Ex-DA supervisor pleads guilty to selling records

By Matthew Penix
St. Tammany News
Published on Monday, January 26, 2009 8:56 AM CST



The head of a private investigator firm and a former St. Tammany Parish District Attorney supervisor both pleaded guilty Thursday in federal court to conspiracy to buying and selling criminal records.

The plea deal leaves both Covington’s Vicky Munn, 42, former supervisor of the worthless check division, and Todd Kelly, 40, former head the Barnett Group of New Orleans, facing up to five years and a $250,000 fine when sentenced May 14.

Both Munn and Kelly, a Traverse, Mich. native, were indicted last June by U.S. Attorney Jim Letten after evidence showed Munn sold 48 criminal records to Kelly’s firm and its parent’s company Covington-based Barnett Group Product Liability.

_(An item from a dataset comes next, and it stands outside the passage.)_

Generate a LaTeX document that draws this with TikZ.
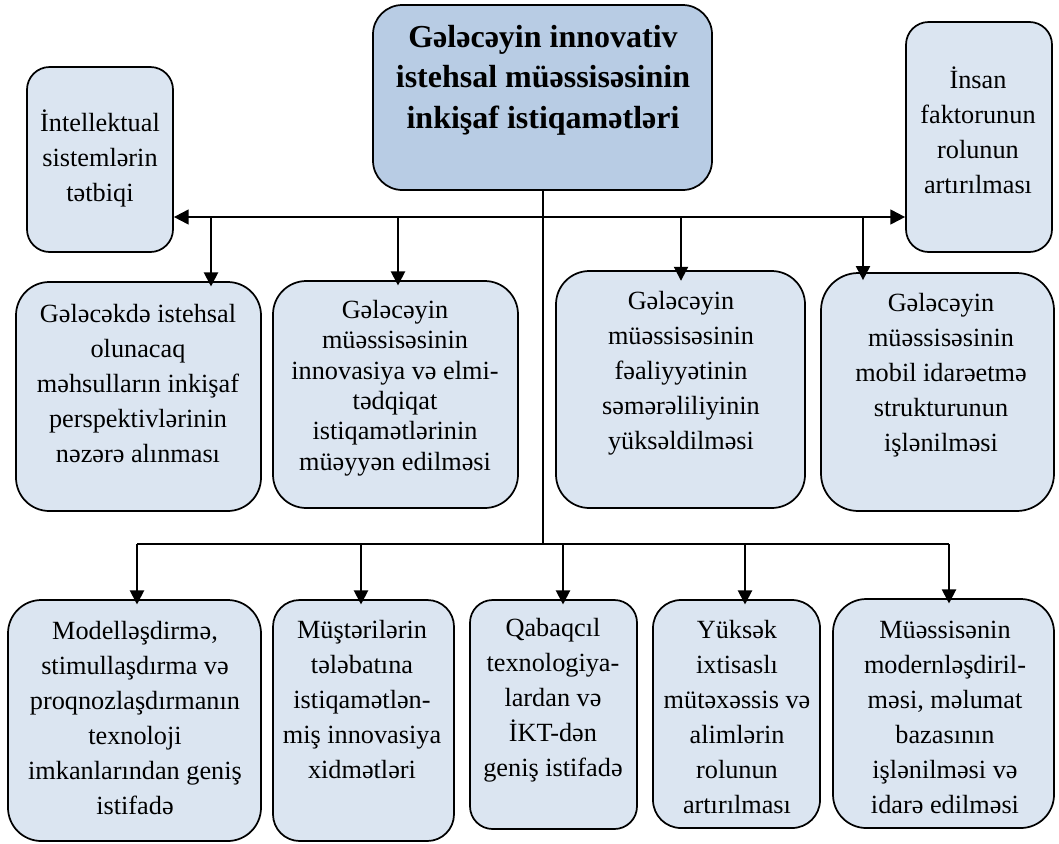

The companies, at their client’s request, researched and compiled criminal histories, including “rap sheets” of various individuals. To get an inside track, Kelly tapped Munn for access to the histories only accessible by authorized law enforcement officers.

Munn, in her role as a supervisor in the worthless check division, tapped into a nationwide criminal database that holds Social Security numbers, bank statements and other private information, which she then sold to the private investigator firms.

Federal law prohibits anyone other than “legitimate law enforcement” officers from using the FBI-operated National Crime Information Center record database, better known as NCIC.

“For example, I couldn’t use NCIC to investigate my son’s girlfriend,” Kathy English, a Letten spokeswoman said. “It’s for legitimate law enforcement purposes only.”

Munn, who sold the records between January 2003 and May 2004, earned about $7,380, less than $5,000 of which came from Kelly, according to the bill of information

“There is no evidence, however, to suggest that any of the district attorney’s files were compromised,” Letten wrote in a bill of information released Friday.

Kelly’s parent company’s firm operated by Charles E. Barnett Jr. of Covington, was also indicted last June.

He originally pleaded not guilty, but is scheduled to offer a “change of plea” Wednesday, Jan. 29 in front of federal Judge Martin L.C. Feldman, according to court records.

District Attorney Walter Reed suspended Munn May 21, 2004, when the FBI launched its investigation. She was fired Sept. 17.

Someone who answered the phone at the Barnett Group at 200 Greenbrier Ave. in Covington refused to comment.

The firm’s Web site said Barnett founded the firm in 1985, and shortly thereafter it became the largest investigative business in Louisiana, expanding to Nashville, Tenn. and Jackson, Miss.